- What this task involves -
Drop every picture. Then return, exactly, the lines from the beginning of the listing below through the one containing "var visits = ['Baseline', 'Follow-up".
# # # # #
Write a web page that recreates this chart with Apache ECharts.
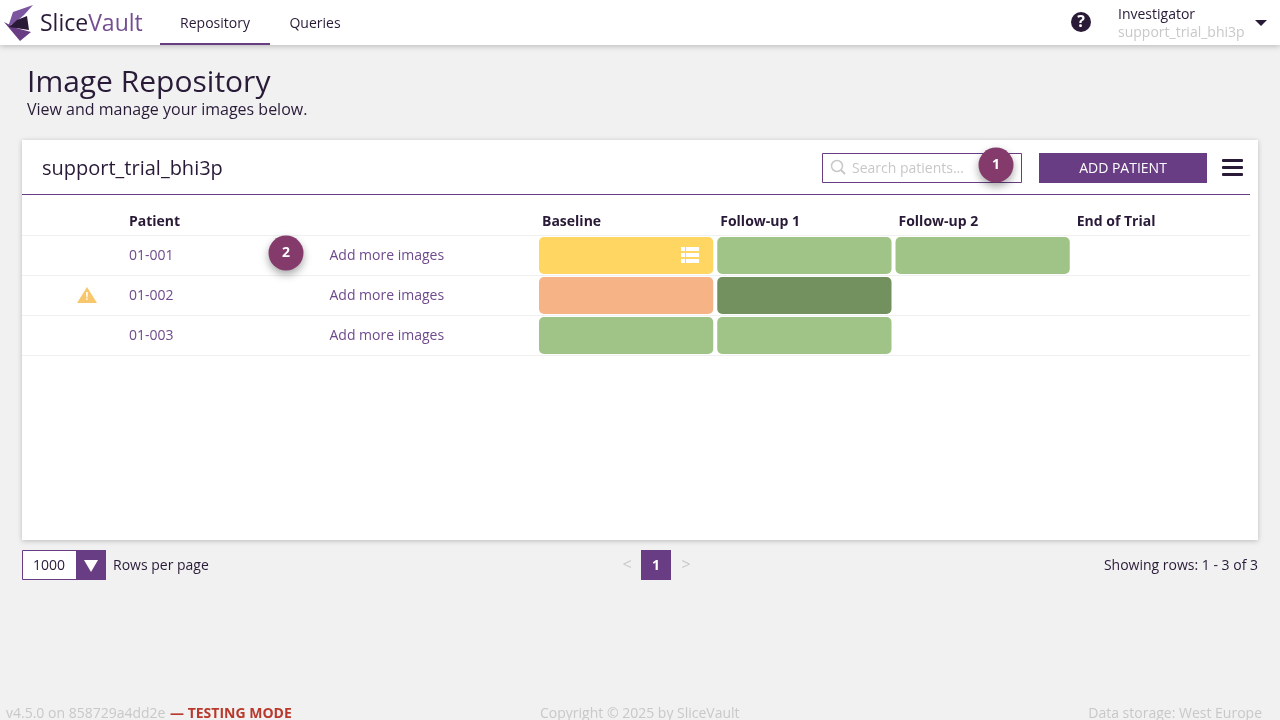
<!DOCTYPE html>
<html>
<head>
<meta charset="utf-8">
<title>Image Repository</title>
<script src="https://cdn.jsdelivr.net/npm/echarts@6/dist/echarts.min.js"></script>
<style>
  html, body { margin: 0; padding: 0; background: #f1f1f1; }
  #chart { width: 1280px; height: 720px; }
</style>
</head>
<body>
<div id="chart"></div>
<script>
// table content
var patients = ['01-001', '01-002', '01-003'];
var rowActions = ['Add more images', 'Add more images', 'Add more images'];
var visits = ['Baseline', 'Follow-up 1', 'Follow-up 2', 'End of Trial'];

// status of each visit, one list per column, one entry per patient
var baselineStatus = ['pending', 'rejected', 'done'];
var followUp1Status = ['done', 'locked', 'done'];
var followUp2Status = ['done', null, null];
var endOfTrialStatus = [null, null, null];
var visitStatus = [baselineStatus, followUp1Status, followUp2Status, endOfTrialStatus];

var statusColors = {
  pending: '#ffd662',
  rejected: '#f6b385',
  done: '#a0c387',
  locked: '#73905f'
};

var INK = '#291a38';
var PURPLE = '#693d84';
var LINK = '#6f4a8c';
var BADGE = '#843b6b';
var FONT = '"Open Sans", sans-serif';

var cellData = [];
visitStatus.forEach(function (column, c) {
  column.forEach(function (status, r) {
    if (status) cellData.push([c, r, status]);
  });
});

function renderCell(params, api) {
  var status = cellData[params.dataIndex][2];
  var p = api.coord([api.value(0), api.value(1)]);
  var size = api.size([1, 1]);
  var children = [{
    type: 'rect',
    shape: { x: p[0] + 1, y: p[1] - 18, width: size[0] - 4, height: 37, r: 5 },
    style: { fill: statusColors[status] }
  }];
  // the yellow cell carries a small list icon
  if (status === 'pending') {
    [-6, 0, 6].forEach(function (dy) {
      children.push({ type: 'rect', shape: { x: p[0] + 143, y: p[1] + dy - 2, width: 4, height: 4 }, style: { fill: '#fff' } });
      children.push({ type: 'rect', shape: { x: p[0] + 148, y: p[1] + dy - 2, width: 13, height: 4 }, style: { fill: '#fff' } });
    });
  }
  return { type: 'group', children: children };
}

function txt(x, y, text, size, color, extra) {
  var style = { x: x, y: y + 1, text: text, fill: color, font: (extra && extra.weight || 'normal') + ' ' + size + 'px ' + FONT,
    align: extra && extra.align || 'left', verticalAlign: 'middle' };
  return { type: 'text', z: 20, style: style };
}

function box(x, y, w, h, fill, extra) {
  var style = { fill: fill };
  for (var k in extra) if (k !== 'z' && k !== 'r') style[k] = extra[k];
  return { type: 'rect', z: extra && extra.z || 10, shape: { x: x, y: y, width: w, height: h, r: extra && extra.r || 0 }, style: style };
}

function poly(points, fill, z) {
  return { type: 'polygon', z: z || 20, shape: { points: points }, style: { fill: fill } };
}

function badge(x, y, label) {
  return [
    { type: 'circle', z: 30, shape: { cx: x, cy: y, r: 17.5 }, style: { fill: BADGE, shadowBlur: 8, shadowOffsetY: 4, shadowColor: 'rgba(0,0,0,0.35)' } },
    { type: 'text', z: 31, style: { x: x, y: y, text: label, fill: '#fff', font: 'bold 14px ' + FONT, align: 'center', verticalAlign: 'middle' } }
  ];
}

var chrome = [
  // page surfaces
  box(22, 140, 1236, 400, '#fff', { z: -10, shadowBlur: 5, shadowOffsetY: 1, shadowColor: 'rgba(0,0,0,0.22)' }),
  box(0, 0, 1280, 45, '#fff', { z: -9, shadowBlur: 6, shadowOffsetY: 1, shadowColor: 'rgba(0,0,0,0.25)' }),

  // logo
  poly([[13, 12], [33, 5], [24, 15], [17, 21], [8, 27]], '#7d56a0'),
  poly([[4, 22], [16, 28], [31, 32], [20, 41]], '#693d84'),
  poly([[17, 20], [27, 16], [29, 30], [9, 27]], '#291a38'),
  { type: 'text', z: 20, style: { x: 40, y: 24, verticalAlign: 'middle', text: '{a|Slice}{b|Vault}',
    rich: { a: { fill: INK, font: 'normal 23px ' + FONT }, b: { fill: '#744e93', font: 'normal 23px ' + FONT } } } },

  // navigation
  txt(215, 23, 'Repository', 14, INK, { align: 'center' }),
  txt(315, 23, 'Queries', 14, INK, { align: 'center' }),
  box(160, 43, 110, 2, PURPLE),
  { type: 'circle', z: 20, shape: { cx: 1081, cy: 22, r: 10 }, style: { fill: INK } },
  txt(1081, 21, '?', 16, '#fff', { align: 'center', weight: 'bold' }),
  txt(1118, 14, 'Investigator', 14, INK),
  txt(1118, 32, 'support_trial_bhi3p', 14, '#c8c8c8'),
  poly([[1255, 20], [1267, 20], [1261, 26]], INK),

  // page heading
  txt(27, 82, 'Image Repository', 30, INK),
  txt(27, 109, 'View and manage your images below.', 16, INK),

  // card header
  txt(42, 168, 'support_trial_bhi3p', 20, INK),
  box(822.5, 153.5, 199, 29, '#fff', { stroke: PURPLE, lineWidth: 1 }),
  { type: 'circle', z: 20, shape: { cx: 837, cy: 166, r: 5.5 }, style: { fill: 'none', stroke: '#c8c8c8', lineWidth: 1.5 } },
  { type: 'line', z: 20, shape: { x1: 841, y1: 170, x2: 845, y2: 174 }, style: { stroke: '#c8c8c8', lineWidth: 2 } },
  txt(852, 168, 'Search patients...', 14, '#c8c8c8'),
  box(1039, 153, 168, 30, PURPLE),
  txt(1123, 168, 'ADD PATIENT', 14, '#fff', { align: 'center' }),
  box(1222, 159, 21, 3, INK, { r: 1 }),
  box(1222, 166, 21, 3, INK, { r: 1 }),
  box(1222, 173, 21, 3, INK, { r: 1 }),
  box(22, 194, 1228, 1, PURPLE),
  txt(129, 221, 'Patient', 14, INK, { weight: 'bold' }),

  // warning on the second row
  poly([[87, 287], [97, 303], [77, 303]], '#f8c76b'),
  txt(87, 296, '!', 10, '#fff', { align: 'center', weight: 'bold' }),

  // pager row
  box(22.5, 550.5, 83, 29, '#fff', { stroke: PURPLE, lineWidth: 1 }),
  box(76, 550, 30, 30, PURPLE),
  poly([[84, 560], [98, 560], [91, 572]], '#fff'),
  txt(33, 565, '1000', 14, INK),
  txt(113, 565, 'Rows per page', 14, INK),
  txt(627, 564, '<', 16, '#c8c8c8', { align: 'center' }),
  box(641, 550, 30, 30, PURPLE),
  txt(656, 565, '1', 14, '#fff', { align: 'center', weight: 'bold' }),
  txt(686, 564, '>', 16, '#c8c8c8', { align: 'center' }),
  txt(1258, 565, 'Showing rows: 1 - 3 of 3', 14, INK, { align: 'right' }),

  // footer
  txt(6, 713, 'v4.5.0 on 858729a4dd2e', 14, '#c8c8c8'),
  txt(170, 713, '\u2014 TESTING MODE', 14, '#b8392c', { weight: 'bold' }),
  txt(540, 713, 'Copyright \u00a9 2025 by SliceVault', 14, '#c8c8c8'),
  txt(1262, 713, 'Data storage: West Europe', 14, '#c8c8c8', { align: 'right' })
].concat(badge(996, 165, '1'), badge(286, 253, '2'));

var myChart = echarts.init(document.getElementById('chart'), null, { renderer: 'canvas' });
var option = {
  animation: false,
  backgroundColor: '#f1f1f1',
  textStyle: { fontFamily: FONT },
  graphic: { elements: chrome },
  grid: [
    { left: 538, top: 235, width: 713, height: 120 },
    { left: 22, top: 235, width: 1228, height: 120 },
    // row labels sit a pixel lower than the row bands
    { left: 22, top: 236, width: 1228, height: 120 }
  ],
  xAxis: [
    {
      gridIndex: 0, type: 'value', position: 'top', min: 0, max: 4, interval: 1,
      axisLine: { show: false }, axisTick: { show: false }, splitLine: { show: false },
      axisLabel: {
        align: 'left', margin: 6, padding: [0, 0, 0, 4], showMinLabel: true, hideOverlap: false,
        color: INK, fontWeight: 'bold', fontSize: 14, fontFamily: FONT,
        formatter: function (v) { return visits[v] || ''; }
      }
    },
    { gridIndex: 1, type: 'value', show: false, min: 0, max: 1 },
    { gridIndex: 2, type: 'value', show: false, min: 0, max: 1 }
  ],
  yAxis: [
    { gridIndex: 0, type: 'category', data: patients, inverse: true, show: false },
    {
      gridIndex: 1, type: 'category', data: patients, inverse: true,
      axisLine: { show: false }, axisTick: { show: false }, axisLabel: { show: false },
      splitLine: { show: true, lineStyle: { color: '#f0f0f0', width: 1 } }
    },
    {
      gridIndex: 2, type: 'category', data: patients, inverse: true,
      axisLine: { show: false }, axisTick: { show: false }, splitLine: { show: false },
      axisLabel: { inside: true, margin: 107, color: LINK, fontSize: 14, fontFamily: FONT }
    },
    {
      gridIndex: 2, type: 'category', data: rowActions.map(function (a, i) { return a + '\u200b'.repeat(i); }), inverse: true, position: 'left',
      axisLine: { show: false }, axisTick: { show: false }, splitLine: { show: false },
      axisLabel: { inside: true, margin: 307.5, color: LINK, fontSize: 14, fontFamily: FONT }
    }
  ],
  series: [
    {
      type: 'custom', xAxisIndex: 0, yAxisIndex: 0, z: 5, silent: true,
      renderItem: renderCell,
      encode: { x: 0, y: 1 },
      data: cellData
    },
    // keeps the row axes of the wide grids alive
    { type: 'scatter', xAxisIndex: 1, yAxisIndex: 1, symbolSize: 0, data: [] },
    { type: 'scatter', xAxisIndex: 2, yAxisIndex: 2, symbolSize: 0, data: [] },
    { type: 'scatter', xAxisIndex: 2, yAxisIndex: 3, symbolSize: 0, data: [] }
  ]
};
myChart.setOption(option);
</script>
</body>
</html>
# # # # #
- Result of the exercise -
Write a web page that recreates this chart with Apache ECharts.
<!DOCTYPE html>
<html>
<head>
<meta charset="utf-8">
<title>Image Repository</title>
<script src="https://cdn.jsdelivr.net/npm/echarts@6/dist/echarts.min.js"></script>
<style>
  html, body { margin: 0; padding: 0; background: #f1f1f1; }
  #chart { width: 1280px; height: 720px; }
</style>
</head>
<body>
<div id="chart"></div>
<script>
// table content
var patients = ['01-001', '01-002', '01-003'];
var rowActions = ['Add more images', 'Add more images', 'Add more images'];
var visits = ['Baseline', 'Follow-up 1', 'Follow-up 2', 'End of Trial'];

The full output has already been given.